EXERCISE GOAL:
Each line that follows is to be retyped exactly.

(Source code of charts)
________________
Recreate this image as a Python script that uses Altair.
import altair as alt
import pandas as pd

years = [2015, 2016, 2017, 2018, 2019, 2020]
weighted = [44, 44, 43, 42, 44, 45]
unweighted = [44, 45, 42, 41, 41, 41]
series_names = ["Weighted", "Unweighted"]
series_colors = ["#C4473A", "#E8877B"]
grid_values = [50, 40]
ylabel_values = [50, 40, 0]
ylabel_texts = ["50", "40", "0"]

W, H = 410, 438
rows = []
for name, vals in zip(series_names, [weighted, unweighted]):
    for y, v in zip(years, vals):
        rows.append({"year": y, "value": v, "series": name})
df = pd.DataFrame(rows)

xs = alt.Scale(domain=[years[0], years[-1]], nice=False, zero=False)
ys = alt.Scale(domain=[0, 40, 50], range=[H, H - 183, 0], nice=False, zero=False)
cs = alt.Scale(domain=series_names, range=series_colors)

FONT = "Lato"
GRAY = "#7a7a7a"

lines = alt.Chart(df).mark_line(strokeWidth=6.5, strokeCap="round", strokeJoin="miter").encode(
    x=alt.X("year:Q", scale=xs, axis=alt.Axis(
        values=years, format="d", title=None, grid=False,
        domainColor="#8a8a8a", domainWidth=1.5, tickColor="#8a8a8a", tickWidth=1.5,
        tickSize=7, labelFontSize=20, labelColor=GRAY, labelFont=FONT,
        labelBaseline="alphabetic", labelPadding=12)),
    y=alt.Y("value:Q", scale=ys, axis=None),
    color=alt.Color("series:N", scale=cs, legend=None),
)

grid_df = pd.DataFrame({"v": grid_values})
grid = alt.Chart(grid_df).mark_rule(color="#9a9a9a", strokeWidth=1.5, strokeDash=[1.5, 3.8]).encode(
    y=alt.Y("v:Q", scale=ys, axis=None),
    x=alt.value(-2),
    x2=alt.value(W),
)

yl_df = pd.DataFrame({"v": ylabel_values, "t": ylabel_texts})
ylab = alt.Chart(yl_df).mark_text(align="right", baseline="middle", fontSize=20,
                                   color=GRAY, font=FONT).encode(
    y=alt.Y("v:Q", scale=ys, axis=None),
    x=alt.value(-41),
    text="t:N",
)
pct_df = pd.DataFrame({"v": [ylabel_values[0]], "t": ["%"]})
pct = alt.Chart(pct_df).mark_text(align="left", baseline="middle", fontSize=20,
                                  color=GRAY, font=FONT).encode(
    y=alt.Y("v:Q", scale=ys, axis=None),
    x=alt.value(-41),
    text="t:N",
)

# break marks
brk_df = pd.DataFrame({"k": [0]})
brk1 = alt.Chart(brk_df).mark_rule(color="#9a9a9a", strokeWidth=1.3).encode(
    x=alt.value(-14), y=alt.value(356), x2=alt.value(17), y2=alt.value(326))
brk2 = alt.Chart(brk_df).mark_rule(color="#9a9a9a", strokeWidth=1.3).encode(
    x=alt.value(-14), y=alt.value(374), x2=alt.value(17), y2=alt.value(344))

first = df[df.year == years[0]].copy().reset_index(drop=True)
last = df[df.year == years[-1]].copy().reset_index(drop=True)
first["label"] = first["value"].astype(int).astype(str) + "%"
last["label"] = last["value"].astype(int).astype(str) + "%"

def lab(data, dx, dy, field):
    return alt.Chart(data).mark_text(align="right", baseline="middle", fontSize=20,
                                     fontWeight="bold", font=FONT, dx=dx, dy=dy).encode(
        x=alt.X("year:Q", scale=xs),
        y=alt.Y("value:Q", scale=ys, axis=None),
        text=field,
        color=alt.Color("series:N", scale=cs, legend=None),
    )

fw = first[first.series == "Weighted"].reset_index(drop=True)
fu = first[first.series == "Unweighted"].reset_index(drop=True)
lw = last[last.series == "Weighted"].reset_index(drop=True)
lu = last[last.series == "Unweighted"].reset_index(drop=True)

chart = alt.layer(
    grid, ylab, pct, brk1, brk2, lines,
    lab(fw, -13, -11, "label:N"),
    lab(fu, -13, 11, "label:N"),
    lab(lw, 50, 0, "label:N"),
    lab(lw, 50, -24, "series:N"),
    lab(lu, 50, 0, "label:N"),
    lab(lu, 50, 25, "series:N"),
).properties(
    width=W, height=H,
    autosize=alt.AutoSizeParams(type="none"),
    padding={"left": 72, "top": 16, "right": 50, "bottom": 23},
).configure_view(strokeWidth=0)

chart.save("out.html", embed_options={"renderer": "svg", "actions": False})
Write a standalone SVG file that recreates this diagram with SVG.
________________
CORRECT ANSWER:
Recreate this image as a Python script that uses Altair.
import altair as alt
import pandas as pd

years = [2015, 2016, 2017, 2018, 2019, 2020]
weighted = [44, 44, 43, 42, 44, 45]
unweighted = [44, 45, 42, 41, 41, 41]
series_names = ["Weighted", "Unweighted"]
series_colors = ["#C4473A", "#E8877B"]
grid_values = [50, 40]
ylabel_values = [50, 40, 0]
ylabel_texts = ["50", "40", "0"]

W, H = 410, 438
rows = []
for name, vals in zip(series_names, [weighted, unweighted]):
    for y, v in zip(years, vals):
        rows.append({"year": y, "value": v, "series": name})
df = pd.DataFrame(rows)

xs = alt.Scale(domain=[years[0], years[-1]], nice=False, zero=False)
ys = alt.Scale(domain=[0, 40, 50], range=[H, H - 183, 0], nice=False, zero=False)
cs = alt.Scale(domain=series_names, range=series_colors)

FONT = "Lato"
GRAY = "#7a7a7a"

lines = alt.Chart(df).mark_line(strokeWidth=6.5, strokeCap="round", strokeJoin="miter").encode(
    x=alt.X("year:Q", scale=xs, axis=alt.Axis(
        values=years, format="d", title=None, grid=False,
        domainColor="#8a8a8a", domainWidth=1.5, tickColor="#8a8a8a", tickWidth=1.5,
        tickSize=7, labelFontSize=20, labelColor=GRAY, labelFont=FONT,
        labelBaseline="alphabetic", labelPadding=12)),
    y=alt.Y("value:Q", scale=ys, axis=None),
    color=alt.Color("series:N", scale=cs, legend=None),
)

grid_df = pd.DataFrame({"v": grid_values})
grid = alt.Chart(grid_df).mark_rule(color="#9a9a9a", strokeWidth=1.5, strokeDash=[1.5, 3.8]).encode(
    y=alt.Y("v:Q", scale=ys, axis=None),
    x=alt.value(-2),
    x2=alt.value(W),
)

yl_df = pd.DataFrame({"v": ylabel_values, "t": ylabel_texts})
ylab = alt.Chart(yl_df).mark_text(align="right", baseline="middle", fontSize=20,
                                   color=GRAY, font=FONT).encode(
    y=alt.Y("v:Q", scale=ys, axis=None),
    x=alt.value(-41),
    text="t:N",
)
pct_df = pd.DataFrame({"v": [ylabel_values[0]], "t": ["%"]})
pct = alt.Chart(pct_df).mark_text(align="left", baseline="middle", fontSize=20,
                                  color=GRAY, font=FONT).encode(
    y=alt.Y("v:Q", scale=ys, axis=None),
    x=alt.value(-41),
    text="t:N",
)

# break marks
brk_df = pd.DataFrame({"k": [0]})
brk1 = alt.Chart(brk_df).mark_rule(color="#9a9a9a", strokeWidth=1.3).encode(
    x=alt.value(-14), y=alt.value(356), x2=alt.value(17), y2=alt.value(326))
brk2 = alt.Chart(brk_df).mark_rule(color="#9a9a9a", strokeWidth=1.3).encode(
    x=alt.value(-14), y=alt.value(374), x2=alt.value(17), y2=alt.value(344))

first = df[df.year == years[0]].copy().reset_index(drop=True)
last = df[df.year == years[-1]].copy().reset_index(drop=True)
first["label"] = first["value"].astype(int).astype(str) + "%"
last["label"] = last["value"].astype(int).astype(str) + "%"

def lab(data, dx, dy, field):
    return alt.Chart(data).mark_text(align="right", baseline="middle", fontSize=20,
                                     fontWeight="bold", font=FONT, dx=dx, dy=dy).encode(
        x=alt.X("year:Q", scale=xs),
        y=alt.Y("value:Q", scale=ys, axis=None),
        text=field,
        color=alt.Color("series:N", scale=cs, legend=None),
    )

fw = first[first.series == "Weighted"].reset_index(drop=True)
fu = first[first.series == "Unweighted"].reset_index(drop=True)
lw = last[last.series == "Weighted"].reset_index(drop=True)
lu = last[last.series == "Unweighted"].reset_index(drop=True)

chart = alt.layer(
    grid, ylab, pct, brk1, brk2, lines,
    lab(fw, -13, -11, "label:N"),
    lab(fu, -13, 11, "label:N"),
    lab(lw, 50, 0, "label:N"),
    lab(lw, 50, -24, "series:N"),
    lab(lu, 50, 0, "label:N"),
    lab(lu, 50, 25, "series:N"),
).properties(
    width=W, height=H,
    autosize=alt.AutoSizeParams(type="none"),
    padding={"left": 72, "top": 16, "right": 50, "bottom": 23},
).configure_view(strokeWidth=0)

chart.save("out.html", embed_options={"renderer": "svg", "actions": False})
Write a standalone SVG file that recreates this diagram with SVG.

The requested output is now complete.